IGN's Travis Fickett gave the episode a rating of 8.4 out of 10, calling it "one hell of a way to kick off the finale episodes of the season", particularly praising how various elements planted in previous episodes came into importance. However, he was critical of the beginning of the episode, writing that Jack's entrance was "a bit silly" and "the remnants of civilization look like Mad Max rejects being chased by space vampires". Richard Edwards of SFX gave "Utopia" four out of five stars, feeling that it was "minimally plotted" as it was part of a larger story but praising Jack's backstory and the return of the Master.
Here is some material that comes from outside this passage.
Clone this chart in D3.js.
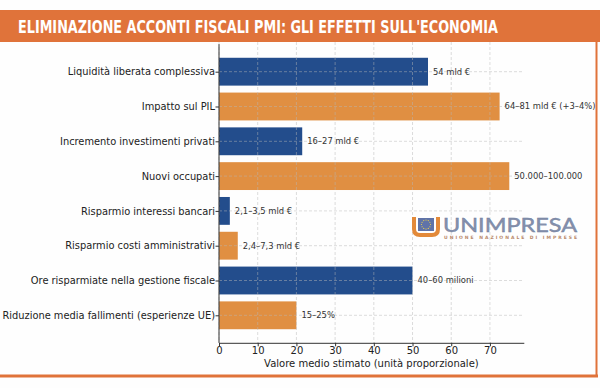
<!DOCTYPE html>
<html>
<head>
<meta charset="utf-8">
<script src="https://cdn.jsdelivr.net/npm/d3@7"></script>
<style>
  body { margin: 0; background: #ffffff; }
  svg { display: block; }
</style>
</head>
<body>
<div id="chart"></div>
<script>
// data
var categories = [
  "Liquidità liberata complessiva",
  "Impatto sul PIL",
  "Incremento investimenti privati",
  "Nuovi occupati",
  "Risparmio interessi bancari",
  "Risparmio costi amministrativi",
  "Ore risparmiate nella gestione fiscale",
  "Riduzione media fallimenti (esperienze UE)"
];
var values = [54, 72.5, 21.5, 75, 2.8, 4.85, 50, 20];
var valueLabels = [
  "54 mld €",
  "64–81 mld € (+3–4%)",
  "16–27 mld €",
  "50.000–100.000",
  "2,1–3,5 mld €",
  "2,4–7,3 mld €",
  "40–60 milioni",
  "15–25%"
];
var xTicks = [0, 10, 20, 30, 40, 50, 60, 70];
var title = "ELIMINAZIONE ACCONTI FISCALI PMI: GLI EFFETTI SULL'ECONOMIA";
var xLabel = "Valore medio stimato (unità proporzionale)";

var W = 600, H = 388;
var blue = "#234d8c", orange = "#e08f42", frame = "#e0733a";

// plot box (pixels)
var plotL = 219, plotR = 523.8, plotT = 44.2, plotB = 342.8;

var svg = d3.select("#chart").append("svg")
  .attr("width", W).attr("height", H);

svg.append("rect").attr("width", W).attr("height", H).attr("fill", "#fefefe");

var x = d3.scaleLinear()
  .domain([0, d3.max(values) * 1.05])
  .range([plotL, plotR]);

var y = d3.scaleLinear()
  .domain([-0.79, categories.length - 1 + 0.79])
  .range([plotT, plotB]);

var barH = (y(1) - y(0)) * 0.8;

// bars
svg.selectAll(".bar")
  .data(values)
  .enter().append("rect")
    .attr("class", "bar")
    .attr("x", x(0))
    .attr("y", function(d, i) { return y(i) - barH / 2; })
    .attr("width", function(d) { return x(d) - x(0); })
    .attr("height", barH)
    .attr("fill", function(d, i) { return i % 2 == 0 ? blue : orange; });

// grid (drawn over bars)
var grid = svg.append("g")
  .attr("stroke", "#b8b8b8")
  .attr("stroke-opacity", 0.6)
  .attr("stroke-width", 0.8)
  .attr("stroke-dasharray", "3,2");
grid.selectAll(".vg").data(xTicks).enter().append("line")
  .attr("x1", function(d) { return x(d); })
  .attr("x2", function(d) { return x(d); })
  .attr("y1", 42).attr("y2", plotB);
grid.selectAll(".hg").data(categories).enter().append("line")
  .attr("x1", plotL).attr("x2", plotR)
  .attr("y1", function(d, i) { return y(i); })
  .attr("y2", function(d, i) { return y(i); });

// value labels
svg.selectAll(".vl")
  .data(values)
  .enter().append("text")
    .attr("x", function(d) { return x(d) + 5; })
    .attr("y", function(d, i) { return y(i); })
    .attr("dy", "0.35em")
    .attr("font-family", "DejaVu Sans")
    .attr("font-size", 8.4)
    .attr("fill", "#333")
    .text(function(d, i) { return valueLabels[i]; });

// axes
var yAxis = svg.append("g")
  .attr("transform", "translate(" + plotL + ",0)")
  .call(d3.axisLeft(y)
    .tickValues(d3.range(categories.length))
    .tickFormat(function(i) { return categories[i]; })
    .tickSize(3.5).tickSizeOuter(0).tickPadding(0.5));
yAxis.select(".domain").attr("d", "M0," + plotT + "V" + plotB);

var xAxis = svg.append("g")
  .attr("transform", "translate(0," + plotB + ")")
  .call(d3.axisBottom(x).tickValues(xTicks).tickSize(3.5).tickSizeOuter(0).tickPadding(1));

svg.selectAll(".tick text")
  .attr("font-family", "DejaVu Sans")
  .attr("font-size", 10)
  .attr("fill", "#222");
yAxis.selectAll(".tick text").attr("font-size", 9.85);
svg.selectAll(".domain, .tick line").attr("stroke", "#333").attr("stroke-width", 1);

svg.append("text")
  .attr("x", (plotL + plotR) / 2)
  .attr("y", 366.5)
  .attr("text-anchor", "middle")
  .attr("font-family", "DejaVu Sans")
  .attr("font-size", 10)
  .attr("fill", "#222")
  .text(xLabel);

// frame
svg.append("line").attr("x1", 596.5).attr("x2", 596.5).attr("y1", 42).attr("y2", 376)
  .attr("stroke", frame).attr("stroke-width", 2);
svg.append("rect").attr("x", 0).attr("y", 374.5).attr("width", 598).attr("height", 3)
  .attr("fill", frame);

// header
svg.append("rect").attr("x", 0).attr("y", 10).attr("width", W).attr("height", 32)
  .attr("fill", frame);
svg.append("text")
  .attr("x", 18).attr("y", 33)
  .attr("font-family", "DejaVu Sans Condensed, DejaVu Sans")
  .attr("font-weight", "bold")
  .attr("font-size", 18)
  .attr("textLength", 480)
  .attr("lengthAdjust", "spacingAndGlyphs")
  .attr("fill", "#fff")
  .text(title);

// logo
var logo = svg.append("g").attr("transform", "translate(412,217)");
logo.append("path")
  .attr("d", "M2,0 V12 Q2,18 8,18 H20 Q26,18 26,12 V0")
  .attr("fill", "none").attr("stroke", "#e38a3a").attr("stroke-width", 4);
logo.append("rect").attr("x", 6).attr("y", 1).attr("width", 16).attr("height", 13)
  .attr("fill", "#5f73a8");
d3.range(12).forEach(function(k) {
  var a = k / 12 * 2 * Math.PI;
  logo.append("circle")
    .attr("cx", 14 + 4.5 * Math.cos(a)).attr("cy", 7.5 + 4.5 * Math.sin(a))
    .attr("r", 0.6).attr("fill", "#f2d64b");
});
logo.append("text")
  .attr("x", 31).attr("y", 15)
  .attr("font-family", "Lato, DejaVu Sans")
  .attr("font-size", 19)
  .attr("textLength", 134)
  .attr("lengthAdjust", "spacingAndGlyphs")
  .attr("fill", "#8591ad")
  .attr("stroke", "#6f7c9c").attr("stroke-width", 0.4)
  .text("UNIMPRESA");
logo.append("text")
  .attr("x", 32).attr("y", 22)
  .attr("font-family", "DejaVu Sans")
  .attr("font-weight", "bold")
  .attr("font-size", 4.5)
  .attr("textLength", 133)
  .attr("lengthAdjust", "spacing")
  .attr("fill", "#b9896a")
  .text("UNIONE NAZIONALE DI IMPRESE");
</script>
</body>
</html>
The Stage reviewer Mark Wright was mixed towards "Utopia", disliking the first 20 minutes on the planet but enjoying the introduction of Jacobi as Yana, particularly the reveal of his true nature. He wondered what casual fans would make of it.
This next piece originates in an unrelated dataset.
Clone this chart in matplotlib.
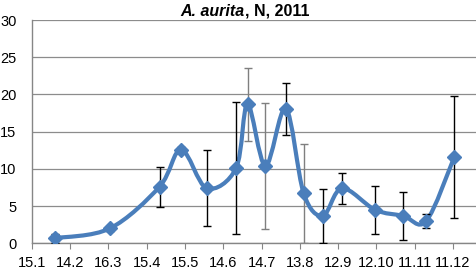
import matplotlib
matplotlib.use("Agg")
import matplotlib.pyplot as plt
import matplotlib.dates as mdates
from matplotlib.path import Path
from matplotlib.patches import PathPatch
import numpy as np

# sampling dates (2011) and mean abundance with SD
dates = ["2011-02-02", "2011-03-17", "2011-04-25", "2011-05-12", "2011-06-01",
         "2011-06-24", "2011-07-03", "2011-07-17", "2011-08-02", "2011-08-16",
         "2011-08-31", "2011-09-15", "2011-10-11", "2011-11-02", "2011-11-20",
         "2011-12-12"]
values = [0.7, 2.0, 7.6, 12.6, 7.4, 10.1, 18.7, 10.4, 18.1, 6.7,
          3.7, 7.4, 4.5, 3.7, 3.0, 11.6]
errors = [0.6, 0.3, 2.7, 0.4, 5.1, 8.9, 4.9, 8.5, 3.5, 6.6,
          3.6, 2.1, 3.2, 3.2, 0.9, 8.2]
err_gray = [False, False, False, False, False, False, True, True, False, True,
            False, False, False, False, False, False]
tick_start = "2011-01-15"
title_italic = "A. aurita"
title_rest = ", N, 2011"

blue = "#4A7EBB"
plt.rcParams['font.family'] = ['Liberation Sans', 'DejaVu Sans']

x = mdates.datestr2num(dates)
y = np.array(values)

fig = plt.figure(figsize=(4.76, 2.71), dpi=100)
ax = fig.add_axes([0.067, 0.102, 0.933, 0.824])

# smoothed line (Catmull-Rom style bezier, like Excel's smoothing)
pts = np.column_stack([x, y])
verts = [pts[0]]
codes = [Path.MOVETO]
n = len(pts)
for i in range(n - 1):
    p0 = pts[i - 1] if i > 0 else pts[i]
    p1 = pts[i]
    p2 = pts[i + 1]
    p3 = pts[i + 2] if i + 2 < n else pts[i + 1]
    c1 = p1 + (p2 - p0) / 6.0
    c2 = p2 - (p3 - p1) / 6.0
    verts += [c1, c2, p2]
    codes += [Path.CURVE4] * 3
ax.add_patch(PathPatch(Path(verts, codes), fill=False, edgecolor=blue,
                       lw=3.0, zorder=3, capstyle='round', joinstyle='round'))

for xi, yi, ei, g in zip(x, y, errors, err_gray):
    ax.errorbar(xi, yi, yerr=ei, fmt='none', ecolor='#7f7f7f' if g else 'black',
                elinewidth=1.0, capsize=3, capthick=1.0, zorder=2 if g else 4)

ax.plot(x, y, linestyle='none', marker='D', markersize=7.5, color=blue, zorder=5)

start = mdates.datestr2num(tick_start)
ticks = start + 30 * np.arange(12)
ax.set_xticks(ticks)
ax.set_xticklabels([mdates.num2date(t).strftime("%d.%m").lstrip("0").replace(".0", ".")
                    for t in ticks], fontsize=10.5)
ax.set_xlim(start, start + 348)
ax.set_ylim(0, 30)
ax.set_yticks(range(0, 31, 5))
ax.tick_params(axis='y', length=0, labelsize=10.5, pad=11)
ax.tick_params(axis='x', length=4, color='#868686', direction='out', pad=5)
ax.grid(axis='y', color='#8c8c8c', lw=0.9)
ax.set_axisbelow(True)
for s in ['top', 'right']:
    ax.spines[s].set_visible(False)
for s in ['left', 'bottom']:
    ax.spines[s].set_color('#868686')
    ax.spines[s].set_linewidth(1.0)

# title: italic species name followed by plain bold part
fig.canvas.draw()
r = fig.canvas.get_renderer()
t1 = fig.text(0, 0, title_italic, fontsize=11.5, fontweight='bold', style='italic')
t2 = fig.text(0, 0, title_rest, fontsize=11.5, fontweight='bold')
w1 = t1.get_window_extent(r).width
w2 = t2.get_window_extent(r).width
cx = 245
x0 = cx - (w1 + w2) / 2
ty = 271 - 16
t1.set_transform(None)
t2.set_transform(None)
t1.set_position((x0, ty))
t2.set_position((x0 + w1, ty))

fig.savefig("out.png", dpi=100)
The episode has been noted by various reviewers and writers for its cliffhanger. It was listed among the best cliffhangers of the series by Charlie Jane Anders of io9, Den of Geek's Jeff Szpirglas, and was chosen by Mark Harrison as the best cliffhanger of the Tenth Doctor's era in another Den of Geek article. It was also chosen among the five best of the revived series by Morgan Jeffery and Chris Allen of Digital Spy; Jeffery referred to it as a "stunning accumulator cliffhanger" while Allen called it a "superb cliffhanger" that "lifts 'Utopia' from a fairly average episode into something altogether different". Stephen Brook of The Guardian called it "perhaps the best moment of the entire series" in his review of the third series.